Dark vocation
Bringing Out the Dead (1999), directed by Martin Scorsese
In the opening scenes of Martin Scorsese's Bringing Out the Dead, the image of an oncoming ambulance is followed instantly by a close-up of driver Frank Pierce (Nicolas Cage), a burned-out veteran of the city's ambulance service. The action, seen through Frank's eyes, takes place over several nights on filthy New York streets populated by drug dealers, addicts, prostitutes, the destitute, the homeless and the hopeless. Beyond the sidewalks lie tenements, abandoned buildings, crack houses—and Our Lady of Misery, an aging, understaffed hospital overwhelmed by the suffering that floods in from the dark streets.
Theological questions lie at the heart of Scorsese's work. How shall we make sense of vocations that call us to the brink of life and death?

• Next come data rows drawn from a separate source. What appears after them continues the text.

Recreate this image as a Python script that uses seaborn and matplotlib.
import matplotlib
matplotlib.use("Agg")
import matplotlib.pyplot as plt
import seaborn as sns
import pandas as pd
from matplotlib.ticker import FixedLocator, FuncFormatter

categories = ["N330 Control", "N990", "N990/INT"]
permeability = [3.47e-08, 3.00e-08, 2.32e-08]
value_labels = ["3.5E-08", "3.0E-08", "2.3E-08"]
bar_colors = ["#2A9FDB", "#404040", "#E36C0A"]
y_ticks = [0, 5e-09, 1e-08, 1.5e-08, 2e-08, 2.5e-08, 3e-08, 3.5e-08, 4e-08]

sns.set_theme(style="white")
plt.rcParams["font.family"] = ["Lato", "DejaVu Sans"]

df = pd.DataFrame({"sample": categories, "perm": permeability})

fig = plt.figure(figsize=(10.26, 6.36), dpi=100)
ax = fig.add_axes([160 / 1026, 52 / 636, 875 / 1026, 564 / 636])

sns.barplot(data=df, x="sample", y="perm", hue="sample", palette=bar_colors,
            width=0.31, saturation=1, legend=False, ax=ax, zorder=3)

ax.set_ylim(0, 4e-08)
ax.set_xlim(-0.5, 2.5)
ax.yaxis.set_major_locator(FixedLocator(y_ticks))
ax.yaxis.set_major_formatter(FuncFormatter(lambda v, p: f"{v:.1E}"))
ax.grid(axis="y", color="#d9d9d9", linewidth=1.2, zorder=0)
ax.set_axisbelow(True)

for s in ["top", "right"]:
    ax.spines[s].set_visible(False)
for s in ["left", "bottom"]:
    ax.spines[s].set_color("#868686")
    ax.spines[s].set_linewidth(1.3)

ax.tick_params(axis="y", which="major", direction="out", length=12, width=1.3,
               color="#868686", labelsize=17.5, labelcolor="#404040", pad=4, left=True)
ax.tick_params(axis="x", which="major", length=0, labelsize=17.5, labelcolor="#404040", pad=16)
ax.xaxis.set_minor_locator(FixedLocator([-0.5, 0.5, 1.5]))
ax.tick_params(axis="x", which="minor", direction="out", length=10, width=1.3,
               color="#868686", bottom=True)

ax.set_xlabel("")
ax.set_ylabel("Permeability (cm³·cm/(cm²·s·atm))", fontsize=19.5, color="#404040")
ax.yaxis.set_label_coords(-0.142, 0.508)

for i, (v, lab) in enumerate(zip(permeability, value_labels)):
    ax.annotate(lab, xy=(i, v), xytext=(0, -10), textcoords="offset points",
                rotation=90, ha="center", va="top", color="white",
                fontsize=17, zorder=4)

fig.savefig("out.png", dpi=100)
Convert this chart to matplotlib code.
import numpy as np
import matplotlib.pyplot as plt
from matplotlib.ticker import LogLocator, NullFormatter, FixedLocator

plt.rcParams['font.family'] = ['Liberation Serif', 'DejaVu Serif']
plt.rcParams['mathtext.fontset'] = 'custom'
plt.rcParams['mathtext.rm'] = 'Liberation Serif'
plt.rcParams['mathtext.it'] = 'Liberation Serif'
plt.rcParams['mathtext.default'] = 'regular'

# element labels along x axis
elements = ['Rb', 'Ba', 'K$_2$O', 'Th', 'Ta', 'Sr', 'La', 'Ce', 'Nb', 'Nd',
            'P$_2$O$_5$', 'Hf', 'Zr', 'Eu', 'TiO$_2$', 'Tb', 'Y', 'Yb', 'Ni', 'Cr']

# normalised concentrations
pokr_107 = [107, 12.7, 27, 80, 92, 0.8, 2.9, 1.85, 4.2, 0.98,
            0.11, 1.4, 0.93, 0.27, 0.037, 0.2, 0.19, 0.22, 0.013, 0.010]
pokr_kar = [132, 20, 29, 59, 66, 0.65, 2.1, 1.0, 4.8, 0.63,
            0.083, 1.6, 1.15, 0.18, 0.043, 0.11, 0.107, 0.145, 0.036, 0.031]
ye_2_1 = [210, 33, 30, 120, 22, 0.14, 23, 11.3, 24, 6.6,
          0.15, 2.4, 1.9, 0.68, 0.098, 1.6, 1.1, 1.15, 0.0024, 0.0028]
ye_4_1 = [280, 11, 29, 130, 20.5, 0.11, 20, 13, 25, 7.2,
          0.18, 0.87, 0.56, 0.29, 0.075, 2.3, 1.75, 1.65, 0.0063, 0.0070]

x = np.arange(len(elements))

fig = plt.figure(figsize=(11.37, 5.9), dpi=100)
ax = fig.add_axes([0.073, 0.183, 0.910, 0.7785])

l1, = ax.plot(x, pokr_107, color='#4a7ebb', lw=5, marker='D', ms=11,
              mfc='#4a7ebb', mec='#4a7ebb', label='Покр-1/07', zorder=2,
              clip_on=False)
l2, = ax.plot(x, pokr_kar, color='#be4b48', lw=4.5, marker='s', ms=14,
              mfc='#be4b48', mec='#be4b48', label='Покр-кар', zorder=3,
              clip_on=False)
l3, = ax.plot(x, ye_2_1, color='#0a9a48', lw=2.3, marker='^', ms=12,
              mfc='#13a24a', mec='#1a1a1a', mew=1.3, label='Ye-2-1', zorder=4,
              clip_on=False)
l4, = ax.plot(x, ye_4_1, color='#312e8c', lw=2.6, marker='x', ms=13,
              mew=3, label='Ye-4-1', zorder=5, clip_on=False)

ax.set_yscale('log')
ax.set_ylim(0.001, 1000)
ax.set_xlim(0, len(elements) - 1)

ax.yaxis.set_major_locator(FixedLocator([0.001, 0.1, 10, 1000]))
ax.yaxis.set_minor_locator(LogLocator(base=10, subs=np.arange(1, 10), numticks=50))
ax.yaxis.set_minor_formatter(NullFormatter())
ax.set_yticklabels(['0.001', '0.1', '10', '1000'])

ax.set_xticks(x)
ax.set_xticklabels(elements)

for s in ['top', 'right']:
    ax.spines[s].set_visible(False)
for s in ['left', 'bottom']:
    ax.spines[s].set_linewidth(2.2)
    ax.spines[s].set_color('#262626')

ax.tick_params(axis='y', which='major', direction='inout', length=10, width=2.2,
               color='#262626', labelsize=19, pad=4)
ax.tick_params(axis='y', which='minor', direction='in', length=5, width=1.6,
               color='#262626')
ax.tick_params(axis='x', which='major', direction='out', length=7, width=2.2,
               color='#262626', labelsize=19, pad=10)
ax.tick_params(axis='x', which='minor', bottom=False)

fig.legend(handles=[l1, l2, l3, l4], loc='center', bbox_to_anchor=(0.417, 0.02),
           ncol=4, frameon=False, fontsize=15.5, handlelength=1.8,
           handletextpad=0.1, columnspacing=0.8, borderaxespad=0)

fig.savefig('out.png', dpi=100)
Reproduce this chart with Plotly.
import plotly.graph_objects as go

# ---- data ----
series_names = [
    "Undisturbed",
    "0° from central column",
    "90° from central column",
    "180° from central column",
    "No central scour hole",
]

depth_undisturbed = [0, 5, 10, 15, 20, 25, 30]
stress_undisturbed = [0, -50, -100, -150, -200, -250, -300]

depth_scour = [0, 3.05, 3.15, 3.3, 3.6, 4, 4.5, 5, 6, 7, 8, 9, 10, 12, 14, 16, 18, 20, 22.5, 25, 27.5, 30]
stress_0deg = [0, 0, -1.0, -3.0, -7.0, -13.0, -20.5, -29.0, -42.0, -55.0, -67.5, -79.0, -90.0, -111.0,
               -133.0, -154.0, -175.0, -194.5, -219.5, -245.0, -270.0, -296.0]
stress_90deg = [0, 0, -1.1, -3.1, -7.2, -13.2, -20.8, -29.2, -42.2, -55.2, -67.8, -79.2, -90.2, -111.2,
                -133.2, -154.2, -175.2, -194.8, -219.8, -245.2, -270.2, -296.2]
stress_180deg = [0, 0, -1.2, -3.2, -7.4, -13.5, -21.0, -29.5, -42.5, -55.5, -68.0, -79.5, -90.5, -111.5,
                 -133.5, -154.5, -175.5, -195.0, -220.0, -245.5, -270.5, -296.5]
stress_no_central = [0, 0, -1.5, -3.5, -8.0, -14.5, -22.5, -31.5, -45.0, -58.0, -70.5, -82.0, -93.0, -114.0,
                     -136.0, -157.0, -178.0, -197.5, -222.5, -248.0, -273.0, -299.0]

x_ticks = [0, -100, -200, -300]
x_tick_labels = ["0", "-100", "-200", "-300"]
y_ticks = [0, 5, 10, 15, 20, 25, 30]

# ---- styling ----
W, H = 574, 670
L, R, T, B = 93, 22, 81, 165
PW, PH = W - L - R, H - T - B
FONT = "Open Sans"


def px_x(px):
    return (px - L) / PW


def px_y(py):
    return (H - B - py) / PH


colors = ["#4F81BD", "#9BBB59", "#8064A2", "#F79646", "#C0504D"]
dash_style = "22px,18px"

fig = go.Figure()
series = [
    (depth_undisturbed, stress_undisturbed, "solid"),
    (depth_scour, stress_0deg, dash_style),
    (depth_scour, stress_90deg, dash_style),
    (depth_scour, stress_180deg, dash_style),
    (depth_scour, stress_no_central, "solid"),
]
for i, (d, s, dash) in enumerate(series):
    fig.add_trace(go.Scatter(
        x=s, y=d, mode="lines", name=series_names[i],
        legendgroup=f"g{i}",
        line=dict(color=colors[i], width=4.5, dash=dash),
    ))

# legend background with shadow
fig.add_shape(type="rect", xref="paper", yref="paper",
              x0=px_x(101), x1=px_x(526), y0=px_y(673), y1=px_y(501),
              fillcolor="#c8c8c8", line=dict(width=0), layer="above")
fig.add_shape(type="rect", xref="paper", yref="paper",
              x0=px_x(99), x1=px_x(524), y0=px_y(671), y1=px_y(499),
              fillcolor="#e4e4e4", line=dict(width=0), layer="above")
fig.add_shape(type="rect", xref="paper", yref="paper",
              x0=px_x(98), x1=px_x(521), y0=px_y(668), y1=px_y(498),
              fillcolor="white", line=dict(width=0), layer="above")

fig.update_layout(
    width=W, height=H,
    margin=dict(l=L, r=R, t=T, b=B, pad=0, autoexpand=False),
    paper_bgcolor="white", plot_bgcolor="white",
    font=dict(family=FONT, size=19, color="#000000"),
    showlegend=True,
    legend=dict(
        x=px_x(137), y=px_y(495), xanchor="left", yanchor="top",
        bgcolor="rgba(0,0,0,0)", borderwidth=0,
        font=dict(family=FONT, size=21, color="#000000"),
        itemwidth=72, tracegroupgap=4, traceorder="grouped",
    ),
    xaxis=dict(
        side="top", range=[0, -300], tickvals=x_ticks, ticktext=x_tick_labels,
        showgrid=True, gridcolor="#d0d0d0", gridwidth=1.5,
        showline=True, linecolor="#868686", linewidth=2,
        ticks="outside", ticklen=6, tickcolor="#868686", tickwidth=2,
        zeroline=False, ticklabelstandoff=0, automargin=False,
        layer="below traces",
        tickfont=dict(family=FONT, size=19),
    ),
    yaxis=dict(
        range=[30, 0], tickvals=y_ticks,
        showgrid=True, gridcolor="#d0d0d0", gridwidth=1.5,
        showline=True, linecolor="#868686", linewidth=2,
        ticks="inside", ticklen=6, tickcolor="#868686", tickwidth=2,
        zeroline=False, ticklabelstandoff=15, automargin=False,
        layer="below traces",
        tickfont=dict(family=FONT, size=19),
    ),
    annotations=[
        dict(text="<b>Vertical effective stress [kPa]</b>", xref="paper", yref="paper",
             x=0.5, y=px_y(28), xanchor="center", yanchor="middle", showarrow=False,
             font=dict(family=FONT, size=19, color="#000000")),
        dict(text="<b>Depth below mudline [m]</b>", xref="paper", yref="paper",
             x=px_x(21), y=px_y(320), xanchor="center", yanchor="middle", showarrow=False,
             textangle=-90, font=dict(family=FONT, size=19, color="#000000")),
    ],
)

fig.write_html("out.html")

What does it mean to save? How shall we be forgiven?
Like Travis Bickle in Scorsese's 1976 film Taxi Driver, Frank wonders if violence can free him or give him a sense of meaning. The son of a nurse and a bus driver, he became a paramedic because he was following in his parents' footsteps and wanted to help people. He was good at his job, he tells us, and relished the godlike power he felt when he saved someone's life. But Frank has come to realize that his efforts are futile at least 90 percent of the time. It has been months since he saved anyone. He is unable to sleep and is haunted by the ghosts of the dead. He lives on cigarettes, coffee and whiskey.
Frank feels responsible for the death of Rose, an asthmatic teenager who whispered her name to him before she died on the sidewalk. When Frank had tried to insert a breathing tube into her lungs, he got her stomach instead. Now he sees her face everywhere, asking, "Why did you kill me, Frank?"
He is similarly haunted by Burke, a man who had suffered a cardiac arrest. When Frank and his partner responded to the call, Burke seemed dead, but Frank found a tiny flicker of life and raced Burke to the hospital. Throughout the film, Burke clings to life, unable to speak to his family or doctors but communicating to Frank his desire to be released and allowed to die. Frank seeks forgiveness both for Rose's death and for Burke's death-in-life.
The cardiac paddles that shock people back from the brink of death are one of the film's central images. Burke is shocked back to life 11, then 14, then 17 times. Frank tells Burke's daughter that the technology is meant to "keep the body alive until the brain and the heart are ready to go on their own." But brain and heart are fragile and often traumatized tissue in Frank's world. As long as death is regarded as the enemy and saving someone always means defeating death, Frank cannot resolve his guilt.
The other healing technology central to the film is mouth-to-mouth resuscitation. The paramedics, whose world is filled with bodily fluids, pestilence, disease and dirt, discuss mouth-to-mouth resuscitation with both anxiety and awe. A pathway to Frank's healing and sense of forgiveness is suggested when he bends over Noel, a crazed and bleeding street person who has claimed he wants to die, and gently breathes life back into him.
Scorsese draws us into Frank's frantic and off-kilter world. Stark lights flash in the night, madness and violence burst forth. At times the image jumps 90 degrees and the action seems to be rushing along in a horizontal universe. At other moments the pace slows as Frank reflects on his demons, only to be jerked forward by some fresh explosive intrusion.
Like Jesus in The Last Temptation of Christ, Frank longs to turn from his vocation but cannot free himself from it. By the film's end, he breaks through to renewed hope, understanding more fully something he said during an earlier reflection on his tortured work: "All bodies leave their mark."